First, the confusion. A couple of comments asked for code, offering to "fix" the problems. Specifically, offering to optimize or improve the PL/SQL. The code was already posted, but I failed to make that clear. Here's a recap of the various blog entries on this subject.
- PL/SQL vs. Java - Which is Really Faster?
- PL/SQL vs. Java - Additional Information
- PL/SQL vs. Java - Yet Again
Sizing
Someone asked how a real-world problem can have so few (only a few thousand) invoices. The answer is that the customer has a giant table of business records, from which they extract the business records to be processed. That extraction isn't on the table as part of the overall performance problem.
It should be. Indeed, they should have a data warehouse so that they aren't doing extracts of live data from history. To them, in their real world, that's another problem.
Native Code
One interesting response lifted up Oracle's PL/SQL Native Compilation technique. I think they're talking about Oracle® Database PL/SQL User's Guide and Reference, chapter 11, Tuning PL/SQL Applications for Performance .
While an interesting approach, my customers are unlikely to agree to this as a solution to slowness. They use PL/SQL precisely because it's flexible. They like it for the same reasons people like Python -- it's (in effect) a scripting language. The development overhead of native compilation is daunting.
Java doesn't have the level of complexity (i.e., C compilers, shared libraries, etc.) that this native compilation of PL/SQL has. That doesn't eliminate the native compilation, it makes it undesirable as a solution.
However, if performance matters, I suppose this needs to to be put on the table. It is complex -- far more complex than Java -- but it could be considered as a solution. To run a comparison will take me some time to configure and install this under Fedora Core 6. I'm not sure I want to go through the agony, when Java is already a solution in hand.
In The Real World
[Digression. One response included the disturbing magic words "in the real world". Often I stop reading there, because it's an attempted trump card. It is a kind of power play; the claim is that the "real world" situation deserves more credence than other situations. It subverts a useful comparison of constraints and priorities. Your "real world" is no more real than my "real world"; you have different priorities and different values. Let's talk about those in detail rather than summarily dismissing my customer's real world as being less real than your real world.]
One response noted that time is lost transferring big chunks of data. That was specifically what I was trying to avoid in my benchmark. The client code I was basing this on did not involve big chunks of data. If the queries did involve big chunks of data, the application might work better in PL/SQL. The issue centered on queries with small chunks of data; this doesn't work better in PL/SQL.

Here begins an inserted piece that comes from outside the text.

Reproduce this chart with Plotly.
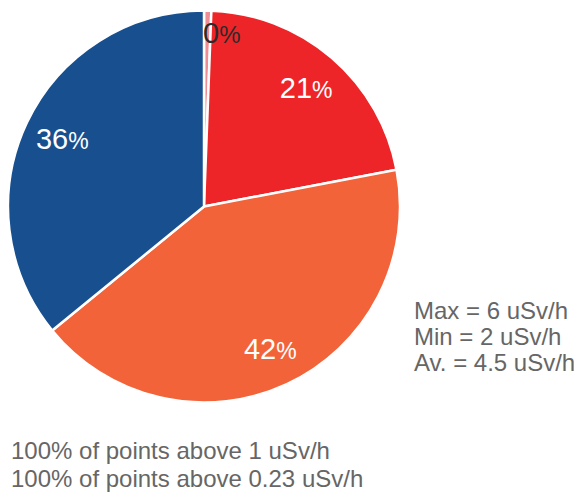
import plotly.graph_objects as go

categories = ["< 1 uSv/h", "1-3 uSv/h", "3-5 uSv/h", "> 5 uSv/h"]
values = [0.6, 21.4, 42.1, 35.9]
pct_labels = ["0", "21", "42", "36"]
colors = ["#EE8E94", "#EE2528", "#F2633A", "#174F8F"]
stats_lines = ["Max = 6 uSv/h", "Min = 2 uSv/h", "Av. = 4.5 uSv/h"]
note_lines = ["100% of points above 1 uSv/h", "100% of points above 0.23 uSv/h"]

W, H = 582, 495
OFF = 8  # page body margin in the browser

def px(x):
    return (x - OFF) / W

def py(y):
    return 1 - (y - OFF) / H

FONT = "Liberation Sans, Arial, Helvetica, sans-serif"
pct_span = "<span style='font-size:23px'>%</span>"
texts = [""] + [f"{p}{pct_span}" for p in pct_labels[1:]]

dom = dict(x=[px(8), px(400)], y=[py(403), py(10)])

# solid pie
fig = go.Figure(go.Pie(
    labels=categories, values=values, sort=False, direction="clockwise", rotation=0,
    marker=dict(colors=colors, line=dict(color="white", width=2.5)),
    textinfo="none", domain=dom, showlegend=False, hoverinfo="label+percent",
))
# transparent ring carrying the percentage labels near the rim
fig.add_trace(go.Pie(
    labels=categories, values=values, sort=False, direction="clockwise", rotation=0,
    hole=0.6,
    marker=dict(colors=["rgba(0,0,0,0)"] * len(values), line=dict(width=0)),
    text=texts, textinfo="text", textposition="inside",
    insidetextorientation="horizontal",
    textfont=dict(family=FONT, size=29, color="white"),
    domain=dom, showlegend=False, hoverinfo="skip",
))

# label of the tiny slice
fig.add_annotation(text=f"{pct_labels[0]}<span style='font-size:24px'>%</span>",
                   x=px(221), y=py(33), xref="paper", yref="paper",
                   xanchor="center", yanchor="middle", showarrow=False,
                   font=dict(family=FONT, size=29, color="#2B2B2B"))

font = dict(family=FONT, size=24, color="#666666")
for i, line in enumerate(stats_lines):
    fig.add_annotation(text=line, x=px(412), y=py(310 + 26 * i),
                       xref="paper", yref="paper", xanchor="left", yanchor="middle",
                       showarrow=False, align="left", font=font)
for i, line in enumerate(note_lines):
    fig.add_annotation(text=line, x=px(9), y=py(450 + 28 * i),
                       xref="paper", yref="paper", xanchor="left", yanchor="middle",
                       showarrow=False, align="left", font=font)

fig.update_layout(width=W, height=H, margin=dict(l=0, r=0, t=0, b=0),
                  paper_bgcolor="white", plot_bgcolor="white")
fig.write_html("out.html")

I didn't make it clear that I'm running a specific benchmark, for which I provided code. If, in your world, things behave differently, provide the code, post your results. Let's see this benchmark.
Wrong Algorithm
One response hinted that I was using entirely the wrong algorithm. That's an interesting notion. The claim is that 6 SELECT statements would do the same thing as the two-part business rule I fabricated. I'm dying to see the 6 SELECT statements. Let's see this benchmark.
What I failed to make clear is that my benchmark is drawn from the situation where the business has a large number of business rules. Consequently, they a large number of if-statements. Worse, the if-statements interact with each other, so that you need to (effectively) union all of the rules together and determine the composite predicate for each rule.
With two rules, it's easy to work out the four conditions that apply. For n rules, there are 2*n* predicate combinations that need to be analyzed and optimized. I'm daunted by the prospect, and don't see how a sizable collection of if-then-else business rules can be optimized into simple SELECTS.
Additional Processing
I raised the confusion level by leaving out the updates. Since I only wanted to illustrate the basic business rules, I took out the update which is an essential operation for each kind of match (and non-match). This makes the issue more that simple SELECT statements.
Conclusion
Thanks for the thoughtful comments. Please post your competing benchmarks so I can see what can be improved in my situation.